AGREGANDO CREDIBILIDADE — Na Hays, a procura por CFOs nos últimos seis meses dobrou, segundo o diretor João Marcio Souza, responsável pela divisão de recrutamento para a área financeira. Geralmente, os contratantes exigem que o profissional seja oriundo de uma companhia de grande porte, que possa agregar credibilidade a uma empresa em processo de IPO e que já tenha vivenciado uma operação dessas. Jaime Rebelo, por exemplo, além de ostentar grandes corporações no currículo, também participou da preparação de uma companhia para a bolsa — a CMS Energy, que acabou sendo adquirida pela CPFL antes do IPO. Isso contou pontos a seu favor quando chegou à Fertilizantes Heringer. Ele diz que, às vezes, é assediado com ofertas de trabalho, mas as recusa pelo fato de estar empenhado na missão de ajudar a Heringer a crescer.

“Para aceitar uma proposta, o executivo pondera o tripé realização pessoal e profissional, perspectiva de crescimento e remuneração”, diz Felipe Assumpção, sócio da A2Z Consultores. Para o executivo decidir sair de uma empresa, é preciso que uma perna desse tripé esteja curta. Sob o aspecto salário, vários profissionais estão “amarrados”. Isso porque os contratos assinados prevêem o recebimento, ao longo de anos, de uma polpuda parcela do montante arrecadado no IPO, segundo Assumpção.

Os salários dos CFOs, conseqüentemente, acabaram inflando. “Ou você contrata um profissional competente, mas sem a experiência em companhia aberta, ou entra numa espécie de ‘leilão’”, diz Antonio Joaquim da Motta Carvalho, sócio-fundador da consultoria Panelli Motta Cabrera, que há 32 anos atua no recrutamento de executivos de alto escalão. De 2004 para cá, Carvalho observa uma elevação de 40% a 50% na remuneração de CFOs, principalmente por causa de um incremento na parcela variável.
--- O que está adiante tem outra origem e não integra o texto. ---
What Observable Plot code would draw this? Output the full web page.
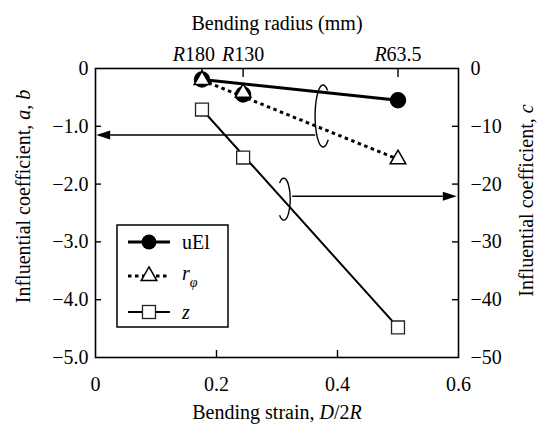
<!DOCTYPE html>
<html><head><meta charset="utf-8">
<script src="https://cdn.jsdelivr.net/npm/d3@7"></script>
<script src="https://cdn.jsdelivr.net/npm/@observablehq/plot@0.6"></script>
<style>body{margin:0;background:#fff}</style>
</head><body><div id="chart"></div>
<script>
// ---- data ----
const strain = [0.176, 0.244, 0.5];          // bending strain D/2R
const radiusLabels = ["R180", "R130", "R63.5"];
const uEl = [-0.19, -0.45, -0.55];           // coefficient a (left axis)
const rPhi = [-0.2, -0.42, -1.57];           // coefficient b (left axis)
const zC = [-7.1, -15.4, -44.8];             // coefficient c (right axis)
const xTicks = [0, 0.2, 0.4, 0.6];
const abTicks = [0, -1, -2, -3, -4, -5];
const cTicks = [0, -10, -20, -30, -40, -50];
const legendItems = ["uEl", "r_phi", "z"];
// annotation anchors (data units)
const leftArrow = {from: 0.364, to: 0.002, ab: -1.16};
const rightArrow = {from: 0.326, to: 0.598, c: -22.2};
const ringAB = {x: 0.377, ab: -0.83};
const ringC = {x: 0.312, c: -22.7};

const cScale = 10; // c axis = 10 x (a,b) axis
const rows = strain.map((x, i) => ({x, uEl: uEl[i], rPhi: rPhi[i], z: zC[i] / cScale}));
const ends = [rows[0], rows[rows.length - 1]];

const FONT = "Liberation Serif, DejaVu Serif, serif";
const W = 537, H = 425, mT = 68, mB = 68, mL = 95, mR = 79;
const innerH = H - mT - mB, innerW = W - mL - mR;
const fmtAB = d => d === 0 ? "0" : d3.format(".1f")(d);
const fmtC = d => d === 0 ? "0" : d3.format("d")(Math.round(d * cScale));

const chart = Plot.plot({
  width: W, height: H,
  marginTop: mT, marginBottom: mB, marginLeft: mL, marginRight: mR,
  style: {fontSize: "20px", background: "white", color: "black", overflow: "visible"},
  x: {domain: [0, 0.6]},
  y: {domain: [-5, 0]},
  marks: [
    Plot.frame({stroke: "black", strokeWidth: 1.6}),
    // inward ticks
    Plot.tickX([0.2, 0.4], {x: d => d, insetTop: innerH - 7, stroke: "black", strokeWidth: 1.4}),
    Plot.tickX(strain, {x: d => d, insetBottom: innerH - 9, stroke: "black", strokeWidth: 1.4}),
    Plot.tickY(abTicks.slice(1, -1), {y: d => d, insetRight: innerW - 6, stroke: "black", strokeWidth: 1.4}),
    Plot.tickY(abTicks.slice(1, -1), {y: d => d, insetLeft: innerW - 6, stroke: "black", strokeWidth: 1.4}),
    // axes (labels only)
    Plot.axisX({anchor: "bottom", ticks: xTicks, tickSize: 0, tickPadding: 19, tickFormat: d => d === 0 ? "0" : d3.format(".1f")(d), label: null}),
    Plot.axisX({anchor: "top", ticks: strain, tickSize: 0, tickPadding: 8, tickFormat: d => radiusLabels[strain.indexOf(d)], label: null}),
    Plot.axisY({anchor: "left", ticks: abTicks, tickSize: 0, tickPadding: 7, tickFormat: fmtAB, label: null}),
    Plot.axisY({anchor: "right", ticks: abTicks, tickSize: 0, tickPadding: 12, textAnchor: "start", tickFormat: fmtC, label: null}),
    // axis titles
    Plot.text(["Bending radius (mm)"], {frameAnchor: "top", text: d => d, textAnchor: "middle", lineAnchor: "middle", dy: -45}),
    Plot.text(["Bending strain, D/2R"], {frameAnchor: "bottom", text: d => d, textAnchor: "middle", lineAnchor: "middle", dy: 55}),
    Plot.text(["Influential coefficient, a, b"], {frameAnchor: "left", text: d => d, textAnchor: "middle", lineAnchor: "middle", rotate: -90, dx: -71.5, dy: -16.5}),
    Plot.text(["Influential coefficient, c"], {frameAnchor: "right", text: d => d, textAnchor: "middle", lineAnchor: "middle", rotate: -90, dx: 67.6, dy: -12.5}),
    // series lines
    Plot.line(ends, {x: "x", y: "uEl", stroke: "black", strokeWidth: 3}),
    Plot.line(ends, {x: "x", y: "rPhi", stroke: "black", strokeWidth: 3, strokeLinecap: "butt", strokeDasharray: "3.5,3.5"}),
    Plot.line(ends, {x: "x", y: "z", stroke: "black", strokeWidth: 2}),
    // markers
    Plot.dot(rows, {x: "x", y: "uEl", r: 7.5, fill: "black", stroke: "black"}),
    Plot.dot(rows, {x: "x", y: "rPhi", symbol: "triangle", r: 5.8, fill: "white", stroke: "black", strokeWidth: 1.5}),
    Plot.dot(rows, {x: "x", y: "z", symbol: "square", r: 7.3, fill: "white", stroke: "#222", strokeWidth: 1.3})
  ]
});

const NS = "http://www.w3.org/2000/svg";
function rich(svg, plain, parts, shift) {
  svg.querySelectorAll("text").forEach(t => {
    if (t.textContent === plain) {
      t.textContent = "";
      parts.forEach(p => {
        const ts = document.createElementNS(NS, "tspan");
        ts.textContent = p[0];
        if (p[1]) ts.setAttribute("font-style", "italic");
        t.appendChild(ts);
      });
      if (shift) t.setAttribute("dx", shift);
    }
  });
}
radiusLabels.forEach((l, i) => rich(chart, l, [["R", 1], [l.slice(1)]], i === 0 ? -8 : 0));
rich(chart, "Bending strain, D/2R", [["Bending strain, "], ["D", 1], ["/2"], ["R", 1]]);
rich(chart, "Influential coefficient, a, b", [["Influential coefficient, "], ["a", 1], [", "], ["b", 1]]);
rich(chart, "Influential coefficient, c", [["Influential coefficient, "], ["c", 1]]);

// ---- annotations & legend (d3, using Plot's scales) ----
const sx = chart.scale("x").apply, sy = chart.scale("y").apply;
const g = d3.select(chart).append("g");

function arc(cx, cy, rx, ry, a0, a1, sweep) {
  const p = a => [cx + rx * Math.cos(a * Math.PI / 180), cy + ry * Math.sin(a * Math.PI / 180)];
  const [x0, y0] = p(a0), [x1, y1] = p(a1);
  return `M${x0},${y0}A${rx},${ry} 0 1 ${sweep} ${x1},${y1}`;
}
// rings
g.append("path").attr("d", arc(sx(ringAB.x), sy(ringAB.ab), 8, 31, 305, 50, 0))
  .attr("fill", "none").attr("stroke", "black").attr("stroke-width", 1.4);
g.append("path").attr("d", arc(sx(ringC.x), sy(ringC.c / cScale), 6.5, 21, 230, 490, 1))
  .attr("fill", "none").attr("stroke", "black").attr("stroke-width", 1.4);
// arrows
function arrow(x1, x2, y) {
  const dir = Math.sign(x2 - x1), L = 14, hw = 4.5;
  g.append("line").attr("x1", x1).attr("x2", x2 - dir * L).attr("y1", y).attr("y2", y)
    .attr("stroke", "black").attr("stroke-width", 1.5);
  g.append("path").attr("d", `M${x2},${y}L${x2 - dir * L},${y - hw}L${x2 - dir * L},${y + hw}Z`).attr("fill", "black");
}
arrow(sx(leftArrow.from), sx(leftArrow.to), sy(leftArrow.ab));
arrow(sx(rightArrow.from), sx(rightArrow.to), sy(rightArrow.c / cScale));

// legend
const lg = g.append("g");
lg.append("rect").attr("x", 117).attr("y", 225).attr("width", 111).attr("height", 102)
  .attr("fill", "white").attr("stroke", "black").attr("stroke-width", 1.5);
const ly = [242, 276, 312];
const lx0 = 128, lx1 = 170, lxm = 149, ltx = 182;
lg.append("line").attr("x1", lx0).attr("x2", lx1).attr("y1", ly[0]).attr("y2", ly[0]).attr("stroke", "black").attr("stroke-width", 3);
lg.append("circle").attr("cx", lxm).attr("cy", ly[0]).attr("r", 7.5).attr("fill", "black");
lg.append("line").attr("x1", lx0).attr("x2", lx1).attr("y1", ly[1]).attr("y2", ly[1]).attr("stroke", "black").attr("stroke-width", 3).attr("stroke-dasharray", "3.5,3.5");
lg.append("path").attr("transform", `translate(${lxm},${ly[1]})`).attr("d", d3.symbol(d3.symbolTriangle, Math.PI * 5.8 * 5.8)())
  .attr("fill", "white").attr("stroke", "black").attr("stroke-width", 1.5);
lg.append("line").attr("x1", lx0).attr("x2", lx1).attr("y1", ly[2]).attr("y2", ly[2]).attr("stroke", "black").attr("stroke-width", 2);
lg.append("rect").attr("x", lxm - 6.5).attr("y", ly[2] - 6.5).attr("width", 13).attr("height", 13)
  .attr("fill", "white").attr("stroke", "#222").attr("stroke-width", 1.3);
const lt = lg.append("g").attr("font-size", 20).attr("text-anchor", "start");
lt.append("text").attr("x", ltx).attr("y", ly[0] + 6.5).text(legendItems[0]);
const t2 = lt.append("text").attr("x", ltx).attr("y", ly[1] + 4);
t2.append("tspan").attr("font-style", "italic").text("r");
t2.append("tspan").attr("font-style", "italic").attr("font-size", 14).attr("dy", 7).text("\u03C6");
lt.append("text").attr("x", ltx).attr("y", ly[2] + 6.5).attr("font-style", "italic").text(legendItems[2]);

// font for every text
chart.setAttribute("font-family", FONT);
chart.style.fontFamily = FONT;
chart.querySelectorAll("text, tspan").forEach(t => t.setAttribute("font-family", FONT));

document.getElementById("chart").appendChild(chart);
</script>
</body></html>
De acordo com dados da Fesa, extraídos de 51 de seus clientes, um diretor financeiro e de RI, numa empresa com faturamento acima de US$ 2 bilhões, embolsa R$ 1,4 milhão por ano, sem contar benefícios e exercícios de opções de ações. Os bônus correspondem a mais de 50% desses ganhos. A dura labuta, afinal, tem lá suas recompensas.